• **Supplied data**:
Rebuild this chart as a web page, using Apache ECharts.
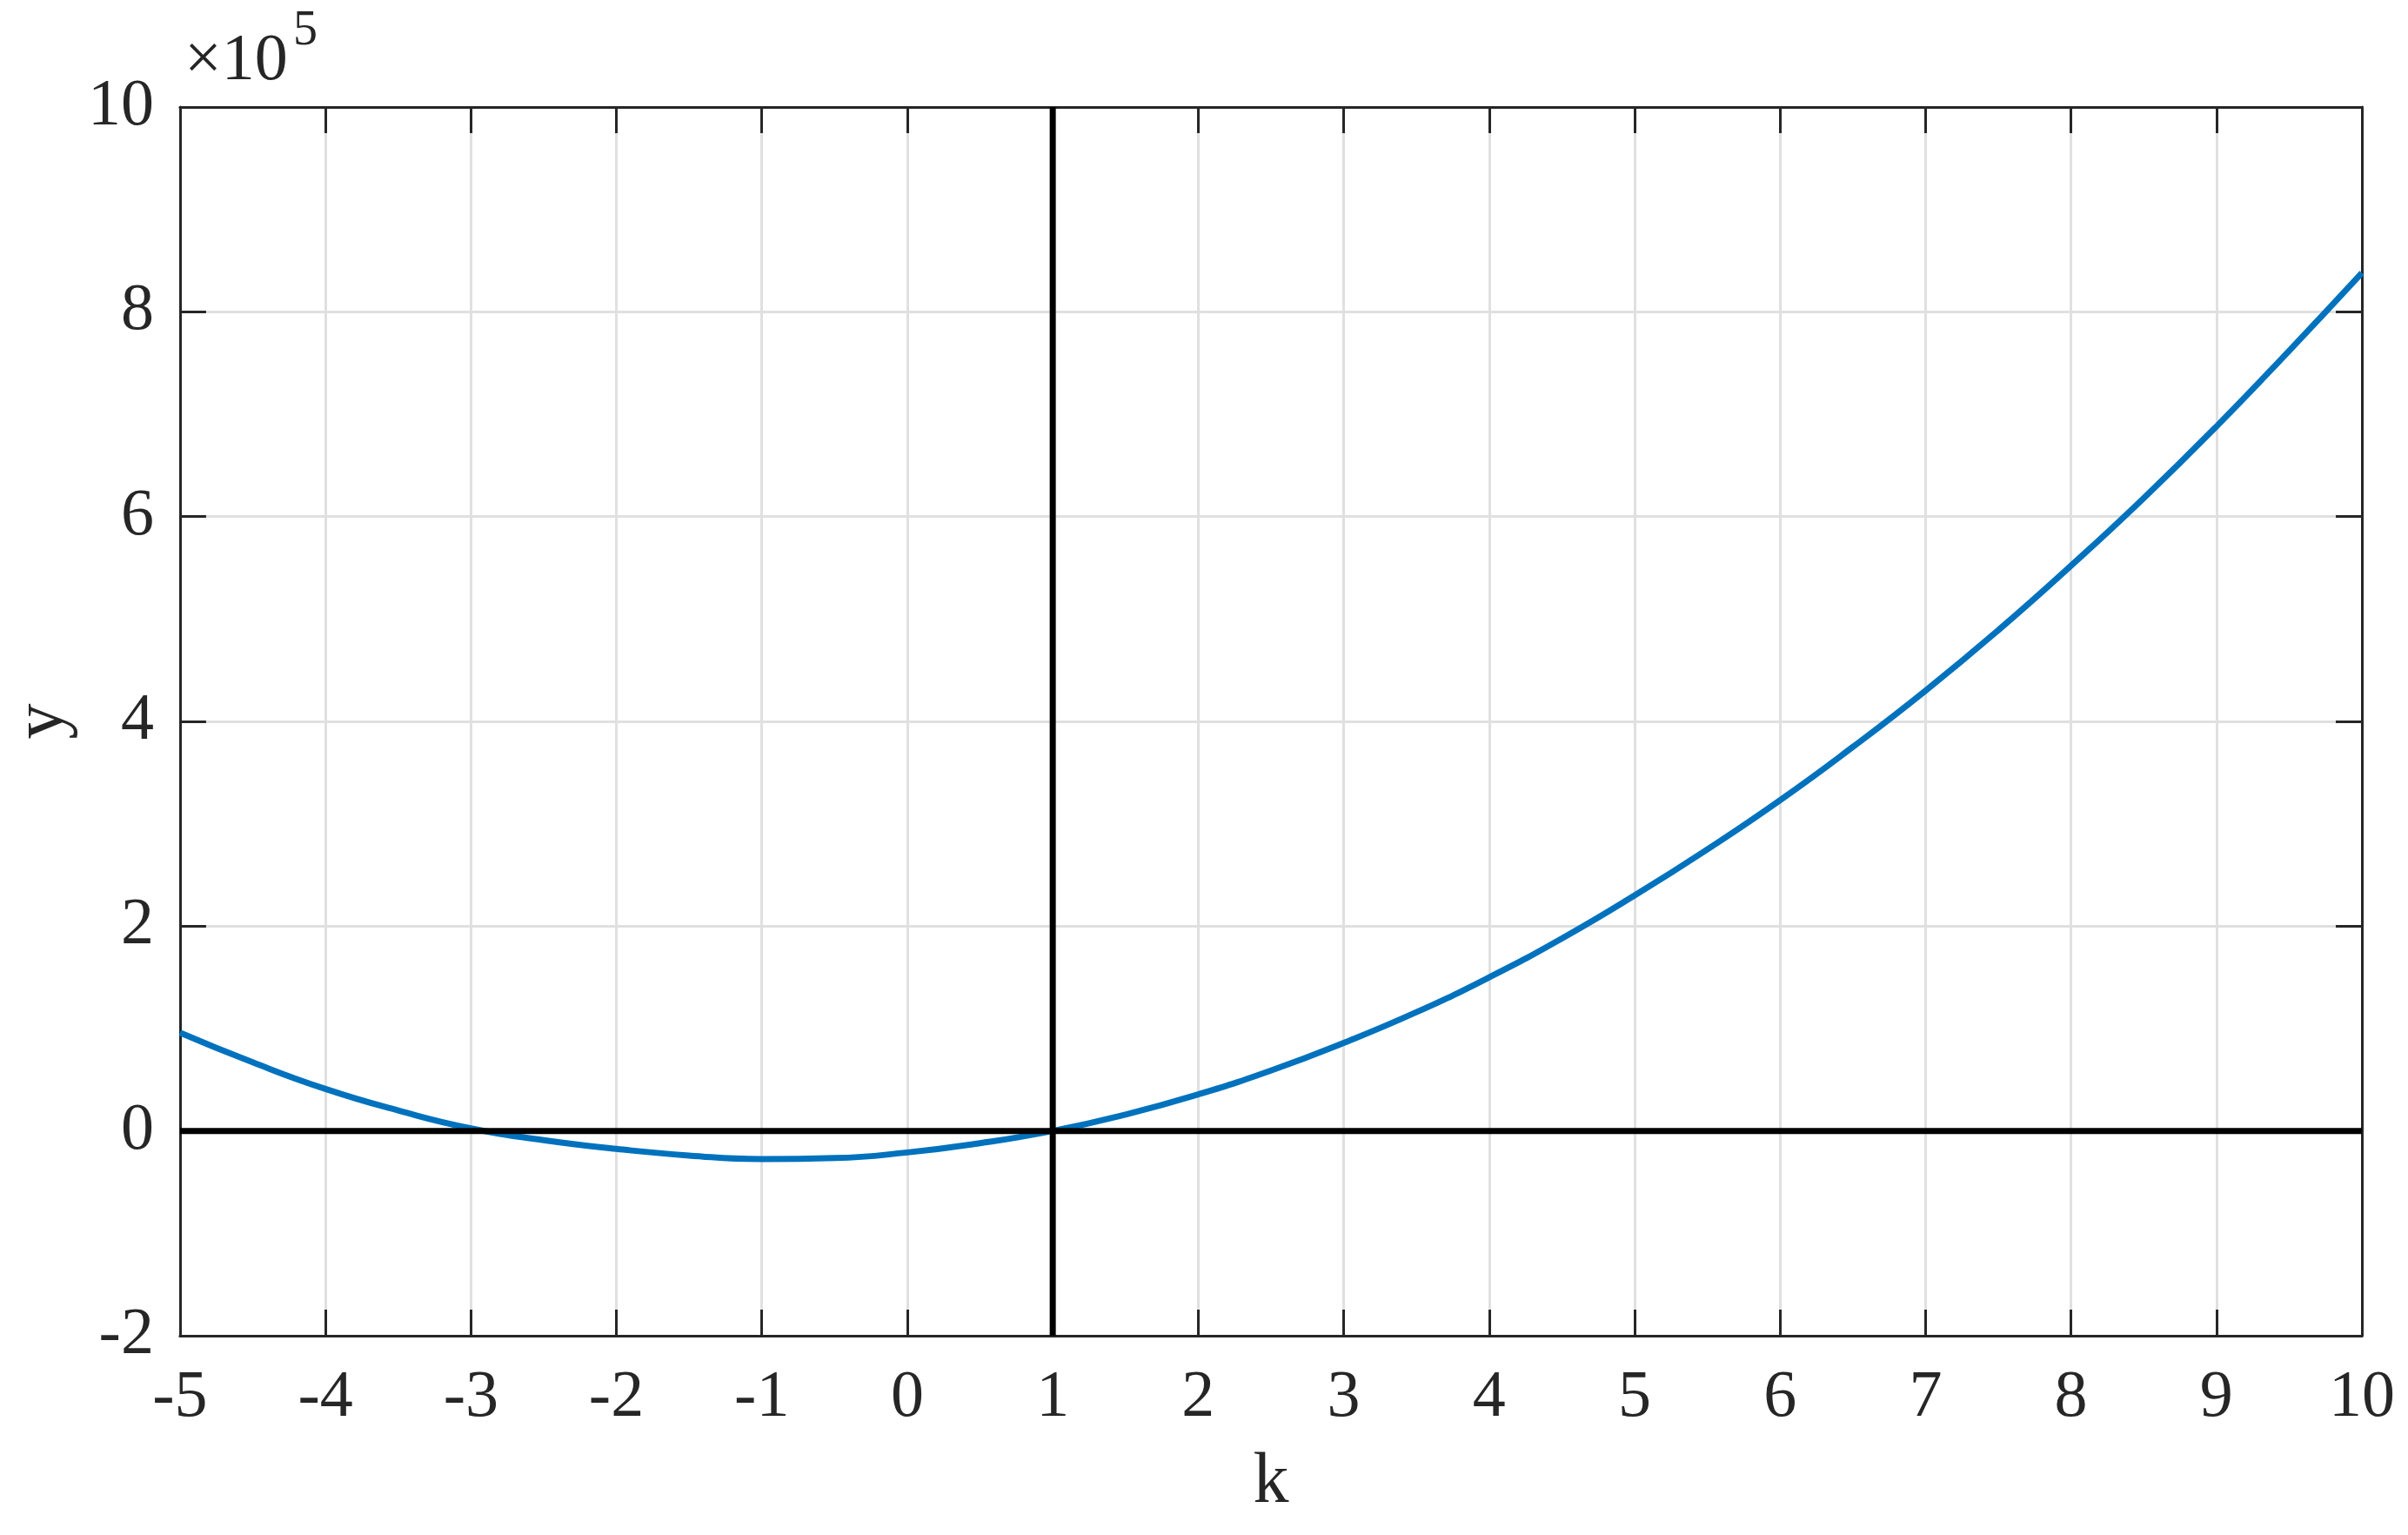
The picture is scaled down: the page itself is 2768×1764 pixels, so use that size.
<!DOCTYPE html>
<html>
<head>
<meta charset="utf-8">
<script src="https://cdn.jsdelivr.net/npm/echarts@6/dist/echarts.min.js"></script>
<style>html,body{margin:0;padding:0;background:#fff}#c{width:2768px;height:1764px}</style>
</head>
<body>
<div id="c"></div>
<script>
// k values (x) and y values
const kValues = [-5, -4.5, -4, -3.5, -3, -2.5, -2, -1.5, -1, -0.5, 0, 0.5, 1, 1.5, 2, 2.5, 3, 3.5, 4, 4.5, 5, 5.5, 6, 6.5, 7, 7.5, 8, 8.5, 9, 9.5, 10];
const yValues = [96000, 67000, 41000, 20000, 2500, -9000, -17500, -24000, -27500, -26500, -21000, -12000, 0, 16000, 35700, 59000, 86000, 116000, 150000, 188000, 230000, 275000, 323000, 375000, 430000, 489000, 552000, 618000, 688000, 762000, 838000];
// reference lines: vertical at k = 1, horizontal at y = 0
const refK = 1;
const refY = 0;
// axis ranges
const xMin = -5, xMax = 10, xStep = 1;
const yMin = -200000, yMax = 1000000, yStep = 200000;
const yExponent = 5;

const FONT = '"Liberation Serif", "DejaVu Serif", serif';
const TXT = '#262626';

const curve = kValues.map((k, i) => [k, yValues[i]]);
const vLine = [[refK, yMin], [refK, yMax]];
const hLine = [[xMin, refY], [xMax, refY]];

const chart = echarts.init(document.getElementById('c'), null, {renderer: 'canvas'});

const axisLine = {show: true, onZero: false, lineStyle: {color: TXT, width: 3}};
const tick = {show: true, inside: true, length: 30, lineStyle: {color: TXT, width: 3}};

chart.setOption({
  animation: false,
  backgroundColor: '#fff',
  grid: {left: 204, right: 53, top: 123, bottom: 229, containLabel: false},
  xAxis: [{
    type: 'value', min: xMin, max: xMax, interval: xStep, position: 'bottom',
    axisLine, axisTick: tick,
    axisLabel: {margin: 34, fontSize: 76, fontFamily: FONT, color: TXT},
    splitLine: {show: true, lineStyle: {color: '#e0e0e0', width: 3}},
    name: 'k', nameLocation: 'middle', nameGap: 128,
    nameTextStyle: {fontSize: 82, fontFamily: FONT, color: TXT}
  }, {
    type: 'value', min: xMin, max: xMax, interval: xStep, position: 'top',
    axisLine, axisTick: tick, axisLabel: {show: false}, splitLine: {show: false}
  }],
  yAxis: [{
    type: 'value', min: yMin, max: yMax, interval: yStep, position: 'left',
    axisLine, axisTick: tick,
    axisLabel: {margin: 30, fontSize: 76, fontFamily: FONT, color: TXT,
      formatter: v => String(Math.round(v / Math.pow(10, yExponent)))},
    splitLine: {show: true, lineStyle: {color: '#e0e0e0', width: 3}},
    name: 'y', nameLocation: 'middle', nameGap: 112, nameRotate: 90,
    nameTextStyle: {fontSize: 82, fontFamily: FONT, color: TXT}
  }, {
    type: 'value', min: yMin, max: yMax, interval: yStep, position: 'right',
    axisLine, axisTick: tick, axisLabel: {show: false}, splitLine: {show: false}
  }],
  graphic: [
    {type: 'text', left: 212, top: 33, style: {text: '×10', font: '76px ' + FONT, fill: TXT}},
    {type: 'text', left: 337, top: 8, style: {text: String(yExponent), font: '56px ' + FONT, fill: TXT}}
  ],
  series: [{
    type: 'line', data: curve, smooth: true, symbol: 'none', z: 2,
    lineStyle: {color: '#0072BD', width: 7}
  }, {
    type: 'line', data: vLine, symbol: 'none', z: 3,
    lineStyle: {color: '#000', width: 7}
  }, {
    type: 'line', data: hLine, symbol: 'none', z: 3,
    lineStyle: {color: '#000', width: 7}
  }]
});
</script>
</body>
</html>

• **Task objective**: Go through the data above and find the lines with the word "page". Copy each of those lines.

• **Output for this exercise**:
Rebuild this chart as a web page, using Apache ECharts.
The picture is scaled down: the page itself is 2768×1764 pixels, so use that size.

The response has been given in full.